Türban tartışmasına bu açıdan bakıldığında konuyu alevlendiren parti içindeki hızlı çıkışların bir taraftan genel başkan tarafından yumuşatılması öbür yandan da yine genel başkanın kararlığını (amiyane tabirle “delikanlılığının”) ispat yeri olarak belirmesidir. Böylece parti içinde bir gerilim kaynağı olarak devamlı gündeme getirilir. AKP’nin hep vurgulanan “taban”ına geçtiği bir kıyaktır türban mevzusu ve çözülmesinden ziyade temcit pilavı gibi gündeme getirilip götürülmesi makbuldür.



Gene de işin bu raddeye varması kanımca muhalefetin başarısıdır. Çünkü çoğu yazarın da vurguladığı gibi Avrupa Birliği savunusu hükümetçe sahiplenilince muhalefete laiklikten başka eleştiri alanı kalmamaktadır. O da bu hakkını sonuna kadar kullanarak, hatta eleştirisini çıkış noktası yaparak bu suni gündeme katılır. Sonuçta hem iktidar hem muhalefet kendi kurdukları bir oyunda karşılıklı zar atıp dururlar.
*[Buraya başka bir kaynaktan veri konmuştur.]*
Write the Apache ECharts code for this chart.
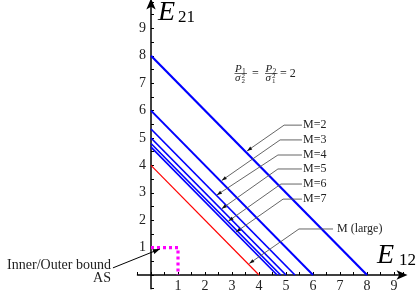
<!DOCTYPE html>
<html><head><meta charset="utf-8">
<script src="https://cdn.jsdelivr.net/npm/echarts@6/dist/echarts.min.js"></script>
<style>html,body{margin:0;padding:0;background:#fff}#c{width:416px;height:293px}</style>
</head><body><div id="c"></div>
<script>
// ---- data ----
const blueTotals = [8, 6, 5.33, 5, 4.8, 4.67];          // E12 + E21 = total, M=2..7
const blueWidths = [2.2, 2, 1.7, 1.7, 1.7, 1.7];
const largeTotal = 4;                                    // M (large)
const boundPoints = [[0, 1], [1, 1], [1, 0]];            // Inner/Outer bound AS
const xTicks = [1, 2, 3, 4, 5, 6, 7, 8, 9];
const yTicks = [1, 2, 3, 4, 5, 6, 7, 8, 9];
const mLabels = ['M=2', 'M=3', 'M=4', 'M=5', 'M=6', 'M=7', 'M (large)'];
// leader lines: [label anchor, corner, arrow tip] in data coords
const leaders = [
  [[5.59, 5.47], [4.93, 5.47], [3.56, 4.53]],
  [[5.59, 4.93], [4.78, 4.93], [2.62, 3.45]],
  [[5.59, 4.38], [4.70, 4.38], [2.44, 2.92]],
  [[5.59, 3.87], [4.70, 3.87], [2.62, 2.42]],
  [[5.59, 3.32], [4.81, 3.32], [2.87, 1.97]],
  [[5.59, 2.77], [4.89, 2.77], [3.15, 1.57]],
  [[6.74, 1.68], [5.48, 1.68], [3.64, 0.42]]
];
const boundArrow = [[-1.41, 0.26], [0.33, 0.95]];

const serif = '"Liberation Serif","DejaVu Serif",serif';
const chart = echarts.init(document.getElementById('c'), null, {renderer: 'canvas'});

const series = [];
blueTotals.forEach((t, i) => {
  series.push({type: 'line', data: [[0, t], [t, 0]], symbol: 'none', silent: true,
    lineStyle: {color: '#0000ff', width: blueWidths[i]}, z: 3});
});
series.push({type: 'line', data: [[0, largeTotal], [largeTotal, 0]], symbol: 'none',
  lineStyle: {color: '#ff0000', width: 1.2}, z: 3});
series.push({type: 'line', data: boundPoints, symbol: 'none',
  lineStyle: {color: '#ff00ff', width: 3.2, type: [3, 3]}, z: 4});

const fmt = ticks => v => (ticks.some(t => Math.abs(t - v) < 1e-6) ? String(Math.round(v)) : '');

chart.setOption({
  animation: false,
  grid: {left: 137.5, right: 12.5, top: 2.4, bottom: 4.3, containLabel: false, outerBoundsMode: 'none'},
  xAxis: {
    type: 'value', min: -0.5, max: 9.35, interval: 0.5,
    splitLine: {show: false},
    axisLine: {onZero: true, symbol: ['none', 'arrow'], symbolSize: [7, 11], symbolOffset: [0, 4],
      lineStyle: {color: '#000', width: 1.5}},
    axisTick: {inside: true, length: 3, lineStyle: {color: '#000', width: 1}},
    axisLabel: {formatter: fmt(xTicks), fontFamily: serif, fontSize: 14, color: '#222', margin: -9.5, showMinLabel: true, showMaxLabel: true}
  },
  yAxis: {
    type: 'value', min: -0.5, max: 9.95, interval: 0.5,
    splitLine: {show: false},
    axisLine: {onZero: true, symbol: ['none', 'arrow'], symbolSize: [7, 11], symbolOffset: [0, 4],
      lineStyle: {color: '#000', width: 1.5}},
    axisTick: {inside: true, length: 3, lineStyle: {color: '#000', width: 1}},
    axisLabel: {formatter: fmt(yTicks), fontFamily: serif, fontSize: 14, color: '#222', margin: -8.5}
  },
  series: series
});

function px(p) { return chart.convertToPixel({gridIndex: 0}, p); }
function arrowHead(tip, from, len, half, color) {
  const dx = tip[0] - from[0], dy = tip[1] - from[1];
  const d = Math.hypot(dx, dy), ux = dx / d, uy = dy / d;
  const bx = tip[0] - ux * len, by = tip[1] - uy * len;
  return {type: 'polygon', z: 20, silent: true,
    shape: {points: [tip, [bx - uy * half, by + ux * half], [bx + uy * half, by - ux * half]]},
    style: {fill: color}};
}

const g = [];
leaders.forEach((L, i) => {
  const a = px(L[0]), c = px(L[1]), t = px(L[2]);
  g.push({type: 'polyline', z: 15, silent: true, shape: {points: [a, c, t]},
    style: {stroke: '#555', lineWidth: 0.9, fill: null}});
  g.push(arrowHead(t, c, 5, 1.8, '#111'));
  g.push({type: 'text', z: 16, x: a[0] + (i === 6 ? 4 : 1), y: a[1],
    style: {text: mLabels[i], font: '12px ' + serif, fill: '#222', verticalAlign: 'middle', align: 'left'}});
});
// bound arrow
{
  const s = px(boundArrow[0]), t = px(boundArrow[1]);
  g.push({type: 'line', z: 15, silent: true, shape: {x1: s[0], y1: s[1], x2: t[0], y2: t[1]},
    style: {stroke: '#000', lineWidth: 1}});
  g.push(arrowHead(t, s, 7, 2.5, '#000'));
  g.push({type: 'text', z: 16, x: s[0] - 2, y: s[1] - 3,
    style: {text: 'Inner/Outer bound', font: '14px ' + serif, fill: '#222', align: 'right', verticalAlign: 'middle'}});
  g.push({type: 'text', z: 16, x: s[0] - 2, y: s[1] + 10,
    style: {text: 'AS', font: '14px ' + serif, fill: '#222', align: 'right', verticalAlign: 'middle'}});
}
// axis titles
g.push({type: 'text', z: 16, x: 158, y: 13, style: {text: 'E', font: 'italic 28px ' + serif, fill: '#000', verticalAlign: 'middle'}});
g.push({type: 'text', z: 16, x: 178, y: 17.5, style: {text: '21', font: '17px ' + serif, fill: '#000', verticalAlign: 'middle'}});
g.push({type: 'text', z: 16, x: 377, y: 256, style: {text: 'E', font: 'italic 28px ' + serif, fill: '#000', verticalAlign: 'middle'}});
g.push({type: 'text', z: 16, x: 399, y: 260.5, style: {text: '12', font: '17px ' + serif, fill: '#000', verticalAlign: 'middle'}});
// formula P1/σ2² = P2/σ1² = 2
function frac(x0, numSub, denSub) {
  g.push({type: 'text', z: 16, x: x0 + 0.5, y: 69.5, style: {text: 'P', font: 'italic 11px ' + serif, fill: '#222', verticalAlign: 'middle'}});
  g.push({type: 'text', z: 16, x: x0 + 7.5, y: 72, style: {text: numSub, font: '7.5px ' + serif, fill: '#222', verticalAlign: 'middle'}});
  g.push({type: 'line', z: 16, shape: {x1: x0, y1: 73.5, x2: x0 + 12.5, y2: 73.5}, style: {stroke: '#222', lineWidth: 0.7}});
  g.push({type: 'text', z: 16, x: x0 + 0.5, y: 78.5, style: {text: 'σ', font: 'italic 11px ' + serif, fill: '#222', verticalAlign: 'middle'}});
  g.push({type: 'text', z: 16, x: x0 + 7, y: 76.5, style: {text: '2', font: '7px ' + serif, fill: '#222', verticalAlign: 'middle'}});
  g.push({type: 'text', z: 16, x: x0 + 7, y: 81.5, style: {text: denSub, font: '7px ' + serif, fill: '#222', verticalAlign: 'middle'}});
}
frac(234.5, '1', '2');
g.push({type: 'text', z: 16, x: 252, y: 73.5, style: {text: '=', font: '12px ' + serif, fill: '#222', verticalAlign: 'middle'}});
frac(265, '2', '1');
g.push({type: 'text', z: 16, x: 280, y: 73.5, style: {text: '= 2', font: '12px ' + serif, fill: '#222', verticalAlign: 'middle'}});

chart.setOption({graphic: g});
</script></body></html>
Asıl sorun ise açıkça gözden kaçar. “Geçim sıkıntısı” başlığı altında genelleştirebileceğimiz bir dolu ekonomik soruna iki taraf da ucundan dokunur. Ekonomik göstergelerin veya Merkez Bankası’nın ince hesaplanmış para politikalarının her gün kürsülerden anlatılması, bu konuya odaklanmış gibi görünüp Birand’ın sokaktaki insan dediği “günlük hayat” aktörlerinin yaşam kavgasına ilgisiz kalmaktır aslında. Kimse parasını ucu ucuna yetiren (hatta bazen onu da başaramayan) kişilerin sorunlarında bahsetmez. Çünkü ideolojik kaygılar hayali bir düzlemde var olmuşken (söylemde demek istiyorum) geçim sıkıntısı daha elle tutulur olduğu halde yeterince tartışılmaz. Burada “millet yiyecek ekmek bulamıyor” gibi beylik iddialarda da bulunmak istemiyorum; çünkü idareyi maslahat geleneğinden gelen herkes ekmeksiz de yaşamanın yolunu bulmuş olacak ki, kendi sıkıntılarını birden unutup türban üzerine dönen tüm bu lehinde ya da aleyhinde ağıtlara canı gönülden katılabilmekte.



İdeolojik kavganın da önemi başka. İnkâr etmemek lazım. Ama bu kadar öncelenmesi, çaresi bulunamamış geçim sıkıntılarını ört bas eder gibi geliyor bana. Bu yüzden türban konusuna biraz da bu açıdan yaklaşmak gerektiğini düşünüyorum. Bazen “ne” tartıştığımız değil “neden” tartıştığımız önemlidir.